Another popular myth is that America has been drowning in red ink because of the 2017 Trump tax cuts. Fact-check: False.
“Even if the tax cuts are renewed,” observes Riedl, “their $200 billion annual cost cannot explain more than a fraction of the budget deficit’s [projected] expansion from $600 billion to $2 trillion between 2016 and 2030.” By far the largest driver of the yearly budget deficit is the chunk of money annually withdrawn from the Treasury to pay for Social Security and Medicare benefits. Over the same 14-year period, as the Baby Boom generation retires, that chunk of money is expected to rise from $350 billion to $1.5 trillion.

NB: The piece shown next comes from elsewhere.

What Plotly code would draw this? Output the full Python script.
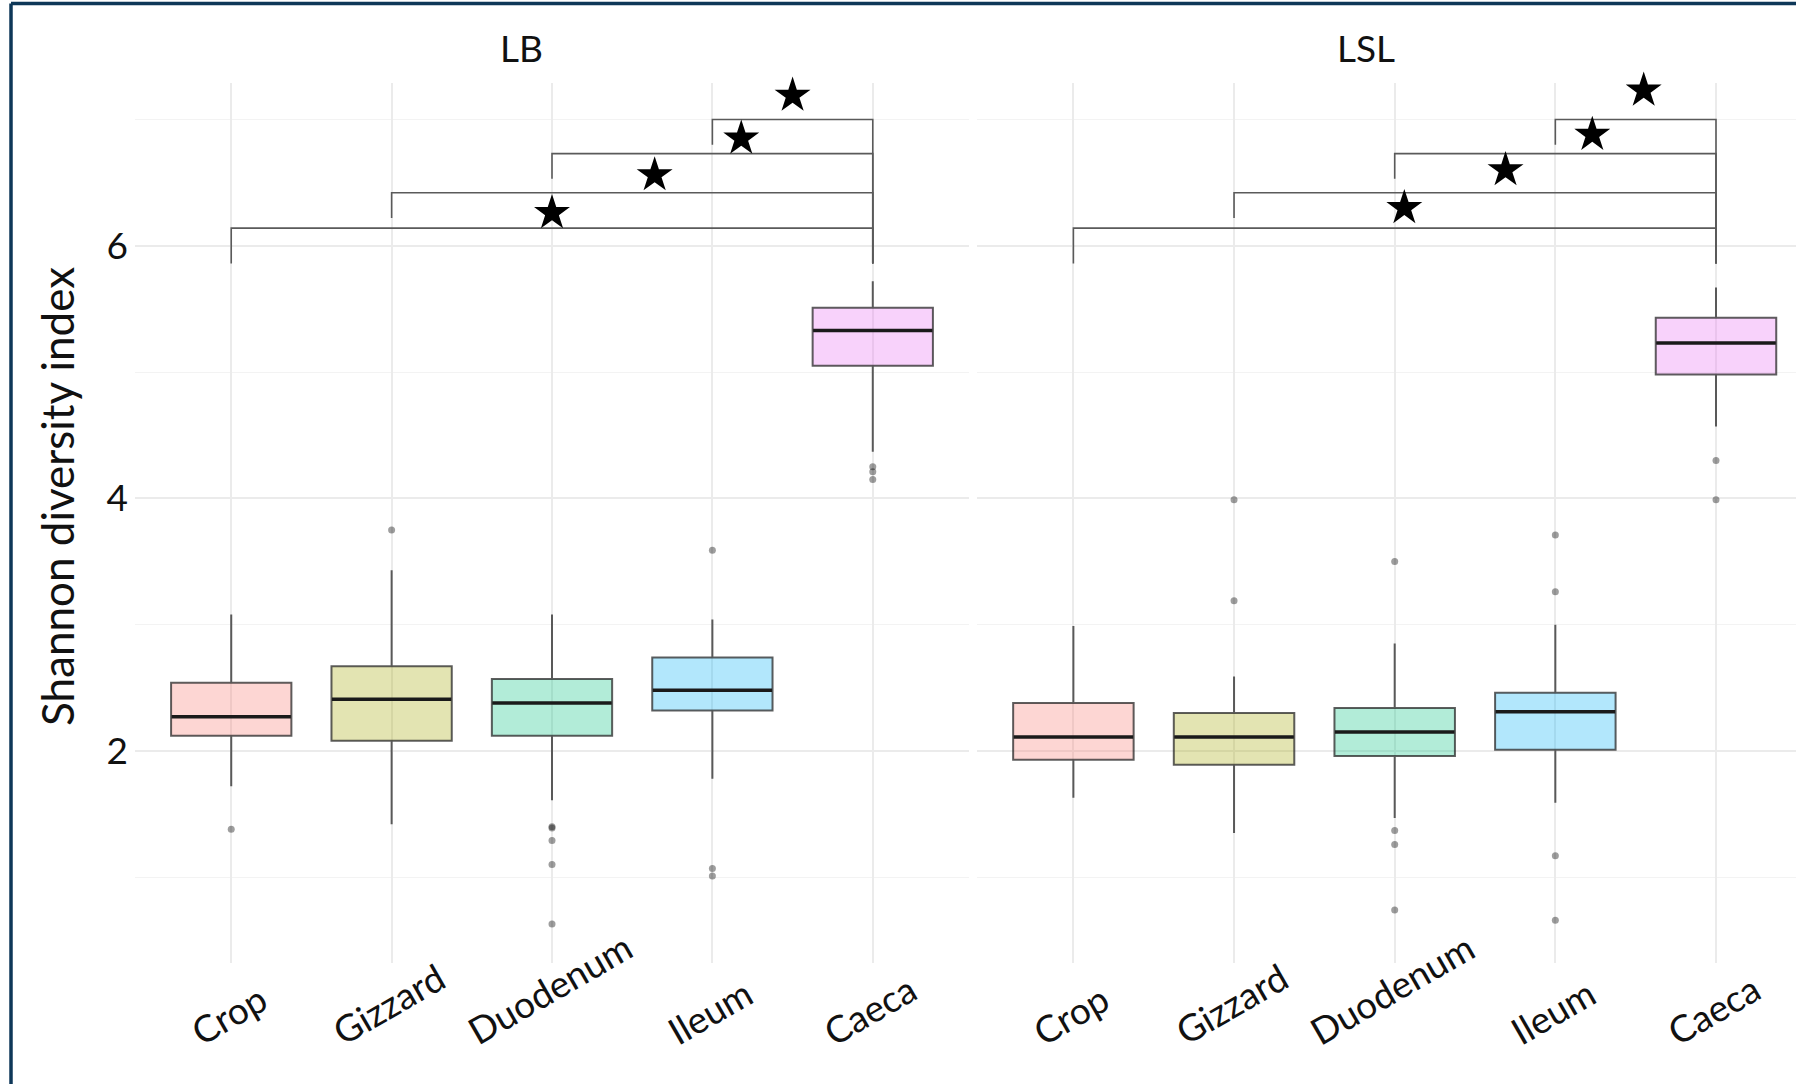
import plotly.graph_objects as go

# ---------------- data ----------------
categories = ["Crop", "Gizzard", "Duodenum", "Ileum", "Caeca"]
panels = ["LB", "LSL"]
colors = ["#F8766D", "#A3A500", "#00BF7D", "#00B0F6", "#E76BF3"]

lb_lower = [1.72, 1.42, 1.61, 1.78, 4.37]
lb_q1 = [2.12, 2.08, 2.12, 2.32, 5.05]
lb_median = [2.27, 2.41, 2.38, 2.48, 5.33]
lb_q3 = [2.54, 2.67, 2.57, 2.74, 5.51]
lb_upper = [3.08, 3.43, 3.08, 3.04, 5.72]
lb_out_cat = [0, 1, 2, 2, 2, 2, 2, 3, 3, 3, 4, 4, 4]
lb_out_val = [1.38, 3.75, 1.40, 1.39, 1.29, 1.10, 0.63, 3.59, 1.07, 1.01, 4.25, 4.21, 4.15]

lsl_lower = [1.63, 1.35, 1.47, 1.59, 4.57]
lsl_q1 = [1.93, 1.89, 1.96, 2.01, 4.98]
lsl_median = [2.11, 2.11, 2.15, 2.31, 5.23]
lsl_q3 = [2.38, 2.30, 2.34, 2.46, 5.43]
lsl_upper = [2.99, 2.59, 2.85, 3.00, 5.67]
lsl_out_cat = [1, 1, 2, 2, 2, 2, 3, 3, 3, 3, 4, 4]
lsl_out_val = [3.99, 3.19, 3.50, 1.37, 1.26, 0.74, 3.71, 3.26, 1.17, 0.66, 4.30, 3.99]

# significance brackets (group indices, bracket height, tips)
bracket_from = [0, 1, 2, 3]
bracket_to = [4, 4, 4, 4]
bracket_y = [6.14, 6.42, 6.73, 7.00]
bracket_left_tip = [5.86, 6.22, 6.53, 6.80]
bracket_right_tip = [5.86, 5.86, 5.86, 5.86]

lb_star_x = [2.00, 2.64, 3.18, 3.50]
lb_star_y = [6.26, 6.56, 6.85, 7.19]
lsl_star_x = [2.06, 2.69, 3.23, 3.55]
lsl_star_y = [6.30, 6.60, 6.88, 7.23]

y_ticks = [2, 4, 6]
y_minor = [1, 3, 5, 7]

# ---------------- figure ----------------
W, H = 1796, 1084
FONT = "Lato"
fig = go.Figure()


def rgba(hexcol, a):
    h = hexcol.lstrip("#")
    r, g, b = int(h[0:2], 16), int(h[2:4], 16), int(h[4:6], 16)
    return f"rgba({r},{g},{b},{a})"


panel_data = [
    (lb_lower, lb_q1, lb_median, lb_q3, lb_upper, lb_out_cat, lb_out_val, lb_star_x, lb_star_y),
    (lsl_lower, lsl_q1, lsl_median, lsl_q3, lsl_upper, lsl_out_cat, lsl_out_val, lsl_star_x, lsl_star_y),
]

for p, (lo, q1, med, q3, up, oc, ov, sx, sy) in enumerate(panel_data):
    xa = "x" if p == 0 else "x2"
    ya = "y" if p == 0 else "y2"
    # outliers
    fig.add_trace(go.Scatter(
        x=oc, y=ov, mode="markers", xaxis=xa, yaxis=ya,
        marker=dict(size=7, color="rgba(0,0,0,0.38)", line=dict(width=0)),
        showlegend=False, hoverinfo="skip"))
    for i, cat in enumerate(categories):
        fig.add_trace(go.Box(
            x=[i], q1=[q1[i]], median=[med[i]], q3=[q3[i]],
            lowerfence=[lo[i]], upperfence=[up[i]],
            width=0.75, whiskerwidth=0, boxpoints=False,
            fillcolor=rgba(colors[i], 0.3),
            line=dict(color="rgba(40,40,40,0.75)", width=2),
            xaxis=xa, yaxis=ya, showlegend=False, name=cat))
        fig.add_trace(go.Scatter(
            x=[i - 0.372, i + 0.372], y=[med[i], med[i]], mode="lines",
            line=dict(color="#1a1a1a", width=3.5), xaxis=xa, yaxis=ya,
            showlegend=False, hoverinfo="skip"))
    # brackets
    for k in range(len(bracket_from)):
        a, b = bracket_from[k], bracket_to[k]
        fig.add_trace(go.Scatter(
            x=[a, a, b, b],
            y=[bracket_left_tip[k], bracket_y[k], bracket_y[k], bracket_right_tip[k]],
            mode="lines", line=dict(color="#5a5a5a", width=1.6),
            xaxis=xa, yaxis=ya, showlegend=False, hoverinfo="skip"))
    fig.add_trace(go.Scatter(
        x=sx, y=sy, mode="markers", xaxis=xa, yaxis=ya, cliponaxis=False,
        marker=dict(symbol="star", size=27, color="black", line=dict(width=0)),
        showlegend=False, hoverinfo="skip"))

# axes geometry
x1_dom = [135 / W, 969 / W]
x2_dom = [977 / W, 1.0]
y_dom = [1 - 963 / H, 1 - 83 / H]
y_rng = [0.321, 7.289]

grid_major = "#EBEBEB"
grid_minor = "#F3F3F3"

common_x = dict(showgrid=True, gridcolor=grid_major, gridwidth=1.5, zeroline=False,
                showline=False, ticks="", tickvals=list(range(5)), showticklabels=False,
                anchor="y")
fig.update_layout(
    xaxis=dict(domain=x1_dom, range=[-0.6, 4.6], **common_x),
    xaxis2=dict(domain=x2_dom, range=[-0.6, 4.498], **{**common_x, "anchor": "y2"}),
    yaxis=dict(domain=y_dom, range=y_rng, tickvals=y_ticks, showgrid=True,
               gridcolor=grid_major, gridwidth=1.5, zeroline=False, showline=False,
               ticks="", ticklabelstandoff=6,
               tickfont=dict(family=FONT, size=37, color="#111"),
               minor=dict(tickvals=y_minor, showgrid=True, gridcolor=grid_minor, gridwidth=1.2),
               anchor="x"),
    yaxis2=dict(domain=y_dom, range=y_rng, tickvals=y_ticks, showgrid=True,
                gridcolor=grid_major, gridwidth=1.5, zeroline=False, showline=False,
                ticks="", showticklabels=False,
                minor=dict(tickvals=y_minor, showgrid=True, gridcolor=grid_minor, gridwidth=1.2),
                anchor="x2", matches="y"),
    width=W, height=H,
    margin=dict(l=0, r=0, t=0, b=0),
    paper_bgcolor="white", plot_bgcolor="white",
    showlegend=False,
)

annotations = []
# facet strip titles
strip_x = [521 / W, 1366 / W]
for p, name in enumerate(panels):
    annotations.append(dict(text=name, x=strip_x[p], y=1 - 48 / H, xref="paper", yref="paper",
                            xanchor="center", yanchor="middle", showarrow=False,
                            font=dict(family=FONT, size=37, color="#111")))
# rotated category labels
for p in range(2):
    xr = "x" if p == 0 else "x2"
    for i, cat in enumerate(categories):
        annotations.append(dict(text=cat, x=i, y=1 - 1056 / H, xref=xr, yref="paper",
                                xanchor="center", yanchor="bottom", textangle=-30, xshift=-3,
                                showarrow=False, font=dict(family=FONT, size=37, color="#111")))
# y axis title
annotations.append(dict(text="Shannon diversity index", x=57 / W, y=1 - 497 / H,
                        xref="paper", yref="paper", xanchor="center", yanchor="middle",
                        textangle=-90, showarrow=False,
                        font=dict(family=FONT, size=44, color="#111")))
fig.update_layout(annotations=annotations)

# outer frame (left and top edges visible)
fig.add_shape(type="line", xref="paper", yref="paper", x0=11 / W, x1=11 / W,
              y0=0, y1=1 - 3.5 / H, line=dict(color="#0E3758", width=3.5))
fig.add_shape(type="line", xref="paper", yref="paper", x0=11 / W, x1=1,
              y0=1 - 3.5 / H, y1=1 - 3.5 / H, line=dict(color="#0E3758", width=3.5))

fig.write_html("out.html", config={"displayModeBar": False},
               post_script="document.body.style.margin='0px';document.body.style.overflow='hidden';")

More than any single government program, it is Social Security that is crushing the federal budget under an unsustainable debt load. “Over the next 30 years, the Social Security system will collect $52 trillion in payroll taxes and other … revenues and spend $74 trillion on benefits,” Riedl writes. “The resulting $22 trillion deficit must be financed by outside revenues or borrowing.” A $22 trillion shortfall for Social Security alone — that, right there, is the budget crisis in a nutshell. The crisis was in view long before the pandemic came along, and, absent a radical change in policy, it will remain a threat long after the coronavirus is behind us.

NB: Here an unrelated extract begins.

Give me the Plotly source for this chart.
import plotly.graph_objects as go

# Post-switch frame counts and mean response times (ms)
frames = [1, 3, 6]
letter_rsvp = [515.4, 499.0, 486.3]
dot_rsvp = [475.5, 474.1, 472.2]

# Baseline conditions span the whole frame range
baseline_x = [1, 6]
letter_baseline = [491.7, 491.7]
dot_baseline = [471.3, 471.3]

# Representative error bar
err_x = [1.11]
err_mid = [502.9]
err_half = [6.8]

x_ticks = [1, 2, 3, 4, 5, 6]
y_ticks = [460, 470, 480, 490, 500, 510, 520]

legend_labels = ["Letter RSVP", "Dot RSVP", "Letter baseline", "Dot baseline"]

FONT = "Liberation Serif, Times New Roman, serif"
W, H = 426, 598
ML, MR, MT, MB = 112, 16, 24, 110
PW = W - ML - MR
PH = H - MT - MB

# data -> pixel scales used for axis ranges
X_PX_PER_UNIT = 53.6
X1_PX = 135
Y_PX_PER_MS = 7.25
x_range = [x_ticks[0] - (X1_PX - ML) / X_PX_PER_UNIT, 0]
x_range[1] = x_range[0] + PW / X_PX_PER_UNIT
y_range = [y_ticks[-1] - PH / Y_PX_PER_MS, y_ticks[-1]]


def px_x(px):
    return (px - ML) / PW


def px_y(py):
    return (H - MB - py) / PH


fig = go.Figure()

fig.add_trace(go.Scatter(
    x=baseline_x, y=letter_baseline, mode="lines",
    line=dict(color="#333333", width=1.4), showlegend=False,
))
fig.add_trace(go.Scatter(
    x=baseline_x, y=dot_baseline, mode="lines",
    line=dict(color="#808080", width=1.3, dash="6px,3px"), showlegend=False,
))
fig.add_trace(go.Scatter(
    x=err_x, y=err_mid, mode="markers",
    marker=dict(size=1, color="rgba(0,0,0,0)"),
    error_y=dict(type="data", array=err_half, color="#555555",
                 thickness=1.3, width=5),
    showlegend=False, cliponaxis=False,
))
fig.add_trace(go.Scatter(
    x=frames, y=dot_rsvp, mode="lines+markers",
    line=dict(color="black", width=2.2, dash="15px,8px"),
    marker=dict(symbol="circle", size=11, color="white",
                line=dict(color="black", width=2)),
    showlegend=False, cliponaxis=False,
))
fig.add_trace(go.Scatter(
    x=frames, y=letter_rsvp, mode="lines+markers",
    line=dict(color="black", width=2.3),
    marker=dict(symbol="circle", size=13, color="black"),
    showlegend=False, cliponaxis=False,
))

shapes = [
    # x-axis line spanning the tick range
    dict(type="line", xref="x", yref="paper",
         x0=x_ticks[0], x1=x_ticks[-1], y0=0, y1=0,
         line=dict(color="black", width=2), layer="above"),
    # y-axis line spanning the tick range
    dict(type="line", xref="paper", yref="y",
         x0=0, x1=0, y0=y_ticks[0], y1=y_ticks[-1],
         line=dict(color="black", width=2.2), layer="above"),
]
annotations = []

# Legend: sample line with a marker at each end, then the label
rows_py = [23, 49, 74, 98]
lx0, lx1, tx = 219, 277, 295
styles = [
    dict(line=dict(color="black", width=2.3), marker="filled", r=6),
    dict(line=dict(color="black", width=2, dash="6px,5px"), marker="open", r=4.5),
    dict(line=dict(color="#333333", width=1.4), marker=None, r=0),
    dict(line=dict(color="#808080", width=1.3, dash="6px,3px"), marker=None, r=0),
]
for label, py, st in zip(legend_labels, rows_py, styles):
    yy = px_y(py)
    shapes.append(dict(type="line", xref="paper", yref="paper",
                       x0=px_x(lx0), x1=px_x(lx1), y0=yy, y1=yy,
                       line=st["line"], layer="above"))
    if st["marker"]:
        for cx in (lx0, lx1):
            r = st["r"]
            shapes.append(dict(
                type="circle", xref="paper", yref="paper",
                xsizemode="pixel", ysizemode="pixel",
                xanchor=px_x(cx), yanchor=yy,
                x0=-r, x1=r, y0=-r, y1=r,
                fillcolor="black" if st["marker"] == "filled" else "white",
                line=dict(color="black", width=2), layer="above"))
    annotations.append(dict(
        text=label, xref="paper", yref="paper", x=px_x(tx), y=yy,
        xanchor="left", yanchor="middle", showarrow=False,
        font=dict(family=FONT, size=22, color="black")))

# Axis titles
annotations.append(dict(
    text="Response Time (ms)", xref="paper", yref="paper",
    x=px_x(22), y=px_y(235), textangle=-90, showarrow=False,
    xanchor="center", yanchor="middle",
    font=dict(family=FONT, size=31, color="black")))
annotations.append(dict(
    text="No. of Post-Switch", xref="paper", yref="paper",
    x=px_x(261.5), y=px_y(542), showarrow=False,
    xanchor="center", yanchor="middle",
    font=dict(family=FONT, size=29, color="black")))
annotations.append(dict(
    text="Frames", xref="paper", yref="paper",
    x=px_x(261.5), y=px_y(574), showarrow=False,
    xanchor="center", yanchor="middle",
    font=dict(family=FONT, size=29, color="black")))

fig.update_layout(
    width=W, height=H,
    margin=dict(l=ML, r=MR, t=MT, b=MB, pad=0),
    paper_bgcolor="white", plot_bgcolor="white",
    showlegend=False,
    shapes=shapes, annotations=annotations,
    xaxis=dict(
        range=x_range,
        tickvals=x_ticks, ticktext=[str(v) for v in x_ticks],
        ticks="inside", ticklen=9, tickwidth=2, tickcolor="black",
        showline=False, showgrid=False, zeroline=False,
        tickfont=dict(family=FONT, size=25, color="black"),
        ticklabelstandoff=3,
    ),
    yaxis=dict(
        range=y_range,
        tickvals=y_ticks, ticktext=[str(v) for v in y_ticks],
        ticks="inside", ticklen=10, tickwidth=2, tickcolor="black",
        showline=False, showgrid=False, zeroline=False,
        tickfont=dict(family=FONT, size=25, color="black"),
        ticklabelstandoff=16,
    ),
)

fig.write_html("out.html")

Soaking the rich cannot eliminate that threat. As yet another of Riedl’s charts shows, even if Congress could impose a 100% tax rate on small businesses and upper-income households, it wouldn’t raise nearly enough revenue to balance the budget. Add to the mix the progressive fantasy programs that Joe Biden endorsed in his presidential campaign — such as expanding Obamacare, reducing Medicare eligibility to 60, and a new economic stimulus package — and the budget would be even more lopsidedly imbalanced.
As a presidential candidate, Barack Obama condemned George W. Bush for “driving up our national debt from $5 trillion … [to] over $9 trillion.” Such a sea of red ink was “irresponsible” and “unpatriotic,” Obama said, promising that as president he would shrink it.

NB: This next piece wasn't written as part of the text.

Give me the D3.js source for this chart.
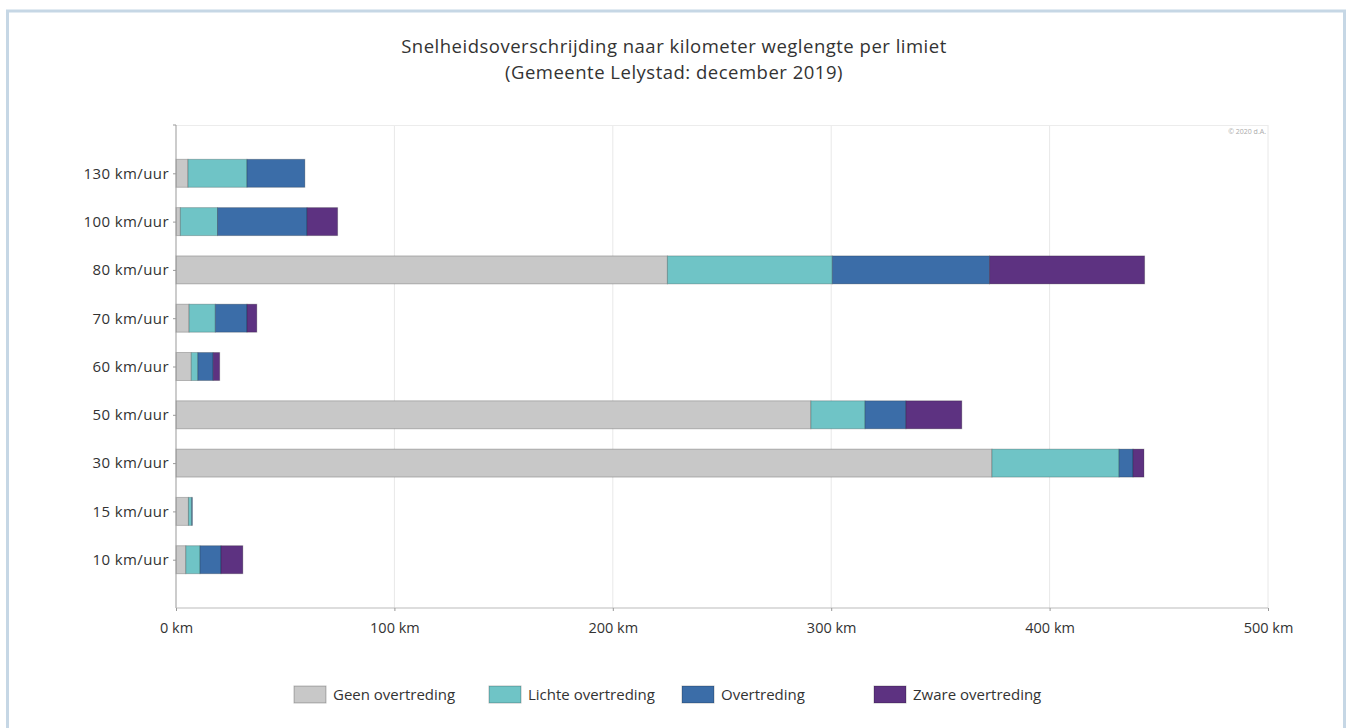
<!DOCTYPE html>
<html>
<head>
<meta charset="utf-8">
<script src="https://cdn.jsdelivr.net/npm/d3@7/dist/d3.min.js"></script>
<style>
  html, body { margin: 0; padding: 0; background: #fff; }
  svg { display: block; font-family: "Open Sans", "Noto Sans", sans-serif; }
</style>
</head>
<body>
<svg id="chart" width="1347" height="728"></svg>
<script>
// ---- data ----
const categories = ["130 km/uur", "100 km/uur", "80 km/uur", "70 km/uur", "60 km/uur", "50 km/uur", "30 km/uur", "15 km/uur", "10 km/uur"];
const seriesNames = ["Geen overtreding", "Lichte overtreding", "Overtreding", "Zware overtreding"];
const geen   = [5.5, 2, 225, 6, 7, 290.7, 373.6, 5.7, 4.5];
const lichte = [27, 17, 75.5, 12, 3, 24.8, 58.2, 1.5, 6.5];
const overtr = [26.5, 41, 72, 14.5, 7, 18.7, 6.4, 0.3, 9.6];
const zware  = [0, 14, 71, 4.5, 3, 25.6, 5, 0, 10];
const xTicks = [0, 100, 200, 300, 400, 500];
const xTickLabels = ["0 km", "100 km", "200 km", "300 km", "400 km", "500 km"];
const titleLines = ["Snelheidsoverschrijding naar kilometer weglengte per limiet", "(Gemeente Lelystad: december 2019)"];
const colors = ["#c8c8c8", "#6fc4c6", "#3b6da8", "#5d3281"];

const svg = d3.select("#chart");

// frame
svg.append("rect").attr("x", 7.5).attr("y", 11).attr("width", 1337).attr("height", 730)
  .attr("fill", "#fff").attr("stroke", "#c6d7e5").attr("stroke-width", 3);

const L = 176, R = 1268, T = 125, B = 608;
const x = d3.scaleLinear().domain([0, 500]).range([L, R]);
const y = d3.scalePoint().domain(categories).range([T, B]).padding(1);
const barH = 28;

// title
svg.append("g").selectAll("text").data(titleLines).join("text")
  .attr("x", 674).attr("y", (d, i) => 53 + i * 26)
  .attr("text-anchor", "middle").attr("font-size", 18.5).attr("letter-spacing", 0.5).attr("fill", "#333")
  .text(d => d);

// gridlines
svg.append("g").selectAll("line").data(xTicks.slice(1)).join("line")
  .attr("x1", d => x(d)).attr("x2", d => x(d)).attr("y1", T).attr("y2", B)
  .attr("stroke", "#e8e8e8").attr("stroke-width", 1);
svg.append("line").attr("x1", L).attr("x2", R).attr("y1", T + 0.5).attr("y2", T + 0.5)
  .attr("stroke", "#ececec");

// copyright
svg.append("text").attr("x", 1266).attr("y", 134).attr("text-anchor", "end")
  .attr("font-size", 7).attr("fill", "#aaa").text("© 2020 d.A.");

// stacked bars
const rows = categories.map((c, i) => ({ cat: c, v: [geen[i], lichte[i], overtr[i], zware[i]] }));
const stack = d3.stack().keys([0, 1, 2, 3]).value((d, k) => d.v[k]);
const layers = stack(rows);
svg.append("g").selectAll("g").data(layers).join("g")
  .attr("fill", (d, i) => colors[i])
  .selectAll("rect").data(d => d.filter(s => s[1] - s[0] > 0)).join("rect")
  .attr("x", d => x(d[0])).attr("width", d => x(d[1]) - x(d[0]))
  .attr("y", d => y(d.data.cat) - barH / 2).attr("height", barH)
  .attr("stroke", "rgba(0,0,0,0.22)").attr("stroke-width", 1);

// y axis
const yAxis = d3.axisLeft(y).tickSize(3).tickPadding(4);
const gy = svg.append("g").attr("transform", `translate(${L},0)`).call(yAxis);
gy.select(".domain").attr("stroke", "#999").attr("d", `M-3,${T}H0V${B}`);
gy.selectAll(".tick line").attr("stroke", "#999");
gy.selectAll(".tick text").attr("font-size", 15).attr("letter-spacing", 0.4).attr("fill", "#333").attr("font-family", "'Open Sans', sans-serif");

// x axis
const xAxis = d3.axisBottom(x).tickValues(xTicks).tickFormat((d, i) => xTickLabels[i]).tickSize(3).tickPadding(12);
const gx = svg.append("g").attr("transform", `translate(0,${B})`).call(xAxis);
gx.select(".domain").attr("stroke", "#bbb").attr("d", `M${L},0H${R}`);
gx.selectAll(".tick line").attr("stroke", "#999");
gx.selectAll(".tick text").attr("font-size", 14.5).attr("fill", "#333").attr("font-family", "'Open Sans', sans-serif");

// legend
const legendX = [294, 489, 682, 874];
const lg = svg.append("g").selectAll("g").data(seriesNames).join("g")
  .attr("transform", (d, i) => `translate(${legendX[i]},686)`);
lg.append("rect").attr("width", 32).attr("height", 17).attr("fill", (d, i) => colors[i])
  .attr("stroke", "rgba(0,0,0,0.25)");
lg.append("text").attr("x", 39).attr("y", 14).attr("font-size", 15).attr("fill", "#333").text(d => d);
</script>
</body>
</html>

But if Bush’s fiscal record had been “irresponsible,” Obama’s was off the charts. On his watch, annual budget deficits surged past $1 trillion. The national debt streaked upward, reaching nearly $20 trillion by the time he left office. Entitlements metastasized, consuming two-thirds of the federal government’s outlays.
Yet today, with federal outlays and the national debt more out of control than ever, no one seems to care. Certainly not President Trump, though he disparaged the growth in debt when Obama was president and claimed he would have no trouble eliminating the “U.S. Debt Deficit” [sic] if he were president. Not Congress, which was setting new spending records even before the coronavirus outbreak. And definitely not voters, who worry much less about federal spending and the deficit than they used to.
So the madness persists. Through their government, Americans are up to their nostrils in accounts payable, yet all the political class wants to talk about is how much more money the government can spend. Our most pressing domestic issue isn’t health care or housing or abortion; it is the colossal national debt that is slowly strangling America’s future. We can avert our eyes and pretend not to see what lies ahead. But whether we look or not, it’s coming.
(Jeff Jacoby is a columnist for The Boston Globe).